Estima-se que a intransigência do iraquiano Saddam
Hussein e do líder iraniano, aiatolá Ruhollah Khomeini, já tenha custado, no
mínimo, um milhão de vítimas fatais e mais uma quantidade indeterminada (várias
vezes maior do que a dos mortos) de feridos, em ambos os lados.
Muita gente pergunta como o Irã conseguiu o milagre
de recuperar um terço do seu território que havia sido tomado pelo inimigo nos
primeiros meses de guerra, se está, desde 1980, sob um formal boicote imposto
pelos principais fornecedores internacionais de armas. Onde o regime dos
fundamentalistas desse país tem se abastecido de equipamentos bélicos, alguns
relativamente sofisticados, como o míssil de médio alcance soviético Scud, com
que Teerã atacou, por diversas vezes, Bagdá?
Dos EUA, oficialmente, os iranianos não conseguem
importar sequer uma reles agulha, já que os dois países não mantêm, há tempos,
qualquer espécie de relacionamento. Quanto à União Soviética, Khomeini abomina
o seu regime e procura distância de Moscou, ao menos para consumo externo. Os
países europeus, teoricamente, mantêm sanções contra o Irã, em apoio aos
norte-americanos. Como Teerã faz para se municiar?
Bem, para quem tem dinheiro para pagar à vista,
nunca faltarão vendedores de canhões, tanques, granadas e até caças e mísseis.
E o governo iraniano, graças ao petróleo farto que o país possui, ainda está
longe da falência. Portanto, não tem a mínima dificuldade de adquirir
equipamento bélico e peças de reposição, tanto no mercado marginal e
clandestino, responsável por armar guerrilhas de vários países, em diversos
continentes, quanto, até, no oficial, o dos grandes países, mediante operações
triangulares.
O armamento soviético, por exemplo, é fornecido ao
Irã através da Coréia do Norte, da Líbia e da Síria. E na quantidade que os
iranianos quiserem, desde que tenham o dinheiro para pagar. O norte-americano
envolve uma operação mais complicada um pouquinho, mas nem por isso tão
dramática. É vendido através dos chamados freelancers.
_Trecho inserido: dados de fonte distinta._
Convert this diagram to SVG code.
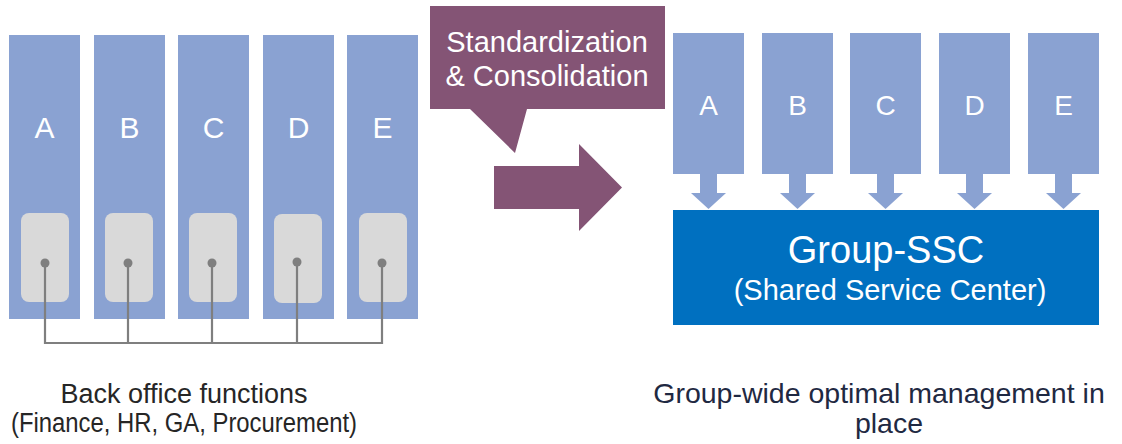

Às vezes acontece do grupo que opera a venda ser
descoberto, como no caso que envolveu o tenente-coronel Wayne Gillespie,
detido, anteontem, pelo FBI, por tentar remeter 1.200 mísseis para Teerã.
Quantos outros foguetes, porém, já não terão sido enviados por esse meio, sem
que as autoridades suspeitassem (ou fizessem vistas grossas)? Não se pode
afirmar com certeza que isso já tenha sido feito. Mas negar peremptoriamente,
também não.
Uma coisa fica patente até para o leigo. No mercado
de armamentos, a ideologia do comprador é o que menos conta. O que importa é se
o cliente tem ou não condições de pagar o preço exigido. Onde, quando e como
ele vai usar esse equipamento simplesmente não interessa a esses grupos, que se
alimentam de conflitos e desavenças, de ambições desmedidas de tiranos e de
utópicos sonhos de fanáticos.
Eles não querem saber se essas armas vão conservar
no poder endoidecidos ditadores, que não têm o mínimo escrúpulo de mandar para
os campos de batalha crianças de dez anos ou menos. Ou se vão manter em seus
cargos homens que têm insensatas ambições hegemônicas.
Por isso, a guerra do Golfo Pérsico tem tudo para
emplacar não apenas um lustro, mas até mesmo uma década, ou mais.
Principalmente, depois que o Ocidente percebeu que, ao contrário do que temia a
princípio, ela não põe, absolutamente, em risco o seu fornecimento de petróleo.